"Como vamos fazer uma operação 'mãos limpas' se as mãos da classe média estão sujas? Se tivermos uma operação mãos limpas, as nossas elites deverão ser as primeiras a entrar na faxina"
Estava sozinho na minha mesa da pizzaria. Inevitavelmente, bisbilhotava as conversas da família na mesa ao lado. Estavam indignados com o mensalão e outras manifestações de corrupção e desonestidade da nossa classe política.
A conversa mudou. O médico e professor narrava um episódio em que discutira com um amigo ou parente acerca de um atestado médico para justificar faltas ao trabalho. Deu um por três dias, mas a pessoa queria para a semana toda. O atestado afirmava que o paciente tinha um caso de conjuntivite. Para dar mais credibilidade, receitou também um colírio, mas advertiu que não era para usar, já que não tinha nada no olho.
Ilustração Ale Setti |
A conversa saltou da indignação, diante das estripulias do PT, para o riso, no caso do atestado. Não parece haver ocorrido a nenhum dos presentes que tanto o escândalo do mensalão quanto o atestado falso são casos claros de roubo. Quem recebe o atestado está roubando dinheiro da empresa, e quem o dá é cúmplice do roubo. Não é menos que isso, não é menos roubo. Não é o roubo in extremis, para sobrevivência, o único perdoável. Ali eram todos de classe média.
A cola é roubo de conhecimento, para passar sem saber, isto é, enganar o sistema de controle de qualidade da escola.
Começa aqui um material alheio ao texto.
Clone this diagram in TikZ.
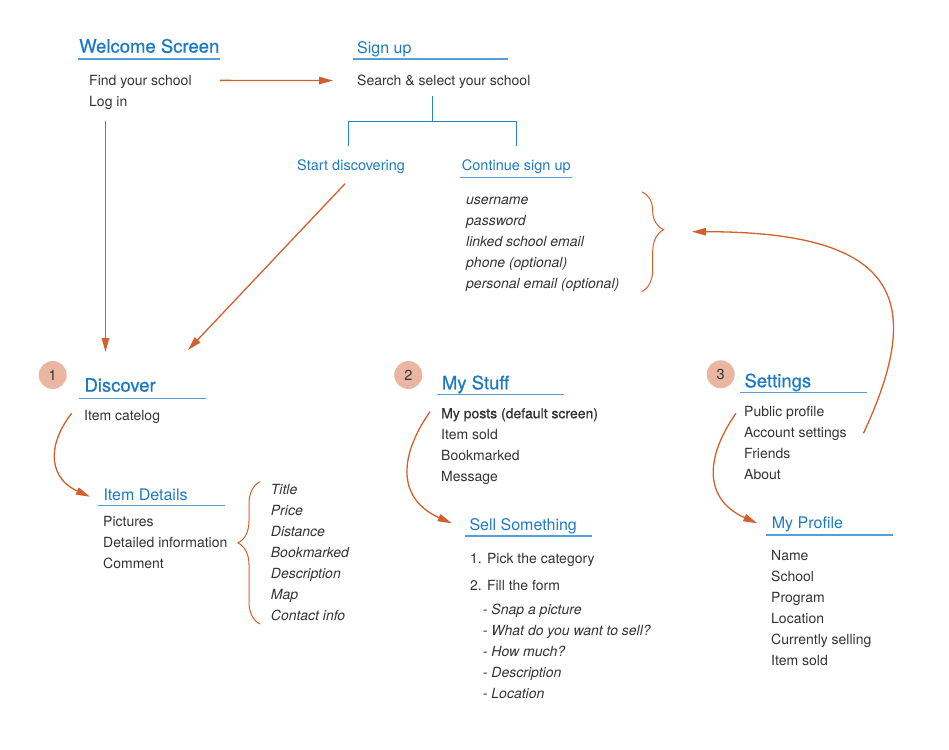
\documentclass[tikz,border=0pt]{standalone}
\usepackage{fontspec}
\setmainfont{TeX Gyre Heros}
\newfontfamily\mediumfont[FakeBold=0.7]{TeX Gyre Heros}
\usepackage{xcolor}
\usepackage{tikz}
\usetikzlibrary{arrows.meta,decorations.pathreplacing}
\definecolor{titleblue}{RGB}{28,122,196}
\definecolor{lineblue}{RGB}{85,158,215}
\definecolor{treeblue}{RGB}{40,130,200}
\definecolor{flowred}{RGB}{210,95,45}
\definecolor{numfill}{RGB}{234,182,162}
\definecolor{textgray}{RGB}{51,51,51}

\begin{document}
\begin{tikzpicture}[
      x=1pt,y=1pt,
      label/.style={anchor=base west,inner sep=0pt,align=left},
      bigtitle/.style={label,text=titleblue,font=\mediumfont\fontsize{18.5}{22}\selectfont},
      subtitle/.style={label,text=titleblue,font=\fontsize{16}{19}\selectfont},
      smalltitle/.style={label,text=titleblue,font=\fontsize{14.5}{18}\selectfont},
      body/.style={label,text=textgray,font=\fontsize{14}{21}\selectfont},
      fields/.style={label,text=textgray,font=\fontsize{14}{21}\selectfont\itshape},
      num/.style={circle,fill=numfill,minimum size=28pt,inner sep=0pt,
                  text=textgray,font=\fontsize{14.5}{17}\selectfont},
      uline/.style={draw=lineblue,line width=1.3pt},
      tree/.style={draw=treeblue,line width=1.1pt},
      curly/.style={draw=flowred,line width=1pt,decorate,
                    decoration={brace,amplitude=22pt}},
      every edge/.style={draw,flowred,line width=1.3pt,
                         -{Triangle[length=14pt,width=7.5pt]}}]
    \useasboundingbox (0,0) rectangle (949,-749);

    % welcome + sign up
    \node[bigtitle] (welcome) at (79,-52.7) {Welcome Screen};
    \node[body] (find) at (89,-85.5) {Find your school};
    \node[body] (login) at (89,-106.5) {Log in};
    \node[subtitle] (signup) at (357,-53.3) {Sign up};
    \node[body] (search) at (357,-85.7) {Search \& select your school};
    \node[smalltitle] (startdisc) at (297,-170.7) {Start discovering};
    \node[smalltitle] (contsign) at (461.7,-170.7) {Continue sign up};
    % multi-line nodes sit on their last line
    \node[fields] (accfields) at (466,-288)
      {username\\password\\linked school email\\phone (optional)\\personal email (optional)};

    \draw[uline] ([shift={(-1,-6.3)}]welcome.base west) -- ++(142,0);
    \draw[uline] ([shift={(-4,-5.7)}]signup.base west) -- ++(155,0);
    \draw[uline] ([shift={(-1.7,-7)}]contsign.base west) -- ++(112,0);

    \draw[tree] ([xshift=-11.5,yshift=-7]search.south) -- ++(0,-25.7) coordinate (fork);
    \draw[tree] ([xshift=-2.4,yshift=13.6]startdisc.north) |- (fork)
      -| ([yshift=13.6]contsign.north);

    \draw[curly,decoration={aspect=0.38}] (641.7,-191.7) -- (641.7,-291.7);
    \coordinate (signtip) at (692,-231.7);

    % the three tabs
    \node[num] (n1) at (52.7,-375) {1};
    \node[bigtitle] (discover) at (84.3,-391.7) {Discover};
    \node[body] (catalog) at (84,-420.7) {Item catelog};
    \node[subtitle] (details) at (103.3,-500.7) {Item Details};
    \node[body] (detlist) at (103,-568.7) {Pictures\\Detailed information\\Comment};
    \node[fields] (itemfields) at (270.7,-620)
      {Title\\Price\\Distance\\Bookmarked\\Description\\Map\\Contact info};
    \draw[curly,decoration={aspect=0.57}] (260,-624) -- (260,-481.7);

    \node[num] (n2) at (408.3,-375) {2};
    \node[bigtitle] (mystuff) at (441.7,-389.3) {My Stuff};
    \node[body,font=\mediumfont\fontsize{14}{21}\selectfont] (myposts) at (441,-418.3)
      {My posts (default screen)};
    \node[body] (stufflist) at (441,-481.3) {Item sold\\Bookmarked\\Message};
    \node[subtitle] (sell) at (469.3,-530) {Sell Something};
    \node[body] (pick) at (470,-563.3) {1. Pick the category};
    \node[body] (fill) at (470,-590.7) {2. Fill the form};
    \node[fields] (formfields) at (482.7,-698)
      {- Snap a picture\\- What do you want to sell?\\- How much?\\- Description\\- Location};

    \node[num] (n3) at (720.7,-374.3) {3};
    \node[bigtitle] (settings) at (744.3,-387.3) {Settings};
    \node[body] (pubprof) at (744,-416.7) {Public profile};
    \node[body] (accset) at (744,-437.7) {Account settings};
    \node[body] (setlist) at (744,-479.7) {Friends\\About};
    \node[subtitle] (myprofile) at (771.7,-528.3) {My Profile};
    \node[body] (proflist) at (771,-665)
      {Name\\School\\Program\\Location\\Currently selling\\Item sold};

    \draw[uline] ([shift={(-5,-6.6)}]discover.base west) -- ++(127,0);
    \draw[uline] ([shift={(-5,-5)}]details.base west) -- ++(127,0);
    \draw[uline] ([shift={(-5,-5)}]mystuff.base west) -- ++(127,0);
    \draw[uline] ([shift={(-4.3,-6)}]sell.base west) -- ++(127,0);
    \draw[uline] ([shift={(-4.3,-5.4)}]settings.base west) -- ++(127,0);
    \draw[uline] ([shift={(-5.7,-6.7)}]myprofile.base west) -- ++(127,0);

    \draw ([xshift=28,yshift=2.5]find.mid east) edge ([xshift=-24,yshift=2.5]search.mid west);
    \draw ([shift={(16.5,-14)}]login.base west) edge ([shift={(21.2,39.7)}]discover.base west);
    \draw ([xshift=-6,yshift=-9.6]startdisc.south) edge ([shift={(103.7,41.7)}]discover.base west);
    \draw ([shift={(-12.3,7.4)}]catalog.base west)
      edge[out=232,in=156,looseness=1.3] ([shift={(-13.3,4)}]details.base west);
    \draw ([shift={(-11,6.6)}]myposts.base west)
      edge[out=235,in=156,looseness=1.3] ([shift={(-17.6,6.7)}]sell.base west);
    \draw ([shift={(-8,3.4)}]pubprof.base west)
      edge[out=235,in=156,looseness=1.3] ([shift={(-14.4,5)}]myprofile.base west);
    \draw ([shift={(16.6,4.4)}]accset.base east)
      edge[out=65,in=0,out distance=147,in distance=208] (signtip);
  \end{tikzpicture}
\end{document}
Quem cola está fraudando a meritocracia da escola, em que a nota é a recompensa pelo esforço de estudar e aprender.
Professor que não dá aula na hora em que deveria dar está roubando tempo do Estado e do aluno, pois tempo é o que compra o seu salário. Professor de tempo integral na universidade pública que não cumpre seu horário de permanência está roubando dinheiro (= tempo) do erário público. O que faz esse mesmo professor quando a sua empregada não cumpre seus horários?
Quando o pivete rouba a bolsa da nobre senhora é crime sem perdão. Quando a empregada leva a comida da casa da patroa é fraqueza de caráter dos pobres. Mas não se fala em roubo quando a madame ou seu marido deixam de pagar os impostos devidos, subornam o guarda para não pagar multa, fazem contrabando ou subfaturam compras. É como se roubar do Estado não fosse crime (mas o próprio Estado induz à sonegação, criando impostos que levariam à falência muitas empresas pequenas, se elas fossem pagá-los).
Como vamos fazer uma operação "mãos limpas" se as mãos da classe média estão sujas e ela não vê a diferença entre atestado falso, roubo de tempo, superfaturamento e desfalques em estatais? Quando são os pobres ou os ilustres parlamentares, é crime. Quando é o cidadão ou sua família, é o jeitinho, é a vitória da astúcia sobre o sistema. Se tivermos uma operação mãos limpas, as nossas elites deverão ser as primeiras a entrar na faxina.
Além do desencanto e revolta, de extraordinária importância, há pelo menos dois resultados pouco auspiciosos desse relativismo moral. Na operação da economia, é preciso desviar enormes recursos para controlar e fiscalizar. São recursos que poderiam gerar riquezas, mas que são usados para impedir que um roube do outro. Como entenderam os países protestantes (que têm os menores níveis de corrupção), honestidade vira riqueza.
Outra conseqüência péssima é que as regras de funcionamento do serviço público se tornam restritivas e travadas, na vã tentativa de impedir a malversação de recursos e os desfalques. As proteções são frágeis e facilmente contornadas pelos pilantras. Mas, na ânsia de proteger os cofres públicos de uns poucos desonestos, acabam por impedir a máquina governamental de cumprir seu papel. Qualquer administrador público em Brasília sabe muito bem: ou se arrisca, operando na margem da legalidade, ou quase nada poderá fazer.
Uma loja de departamentos americana muito bem-sucedida – a Nordstrom – distribui aos funcionários um cartão com seu código de conduta para todos os assuntos da empresa. O texto é breve: "Em caso de dúvida, use o bom senso". Pena que o nosso serviço público não possa receber um tal cartão, pois os regulamentos impedem o uso do bom senso.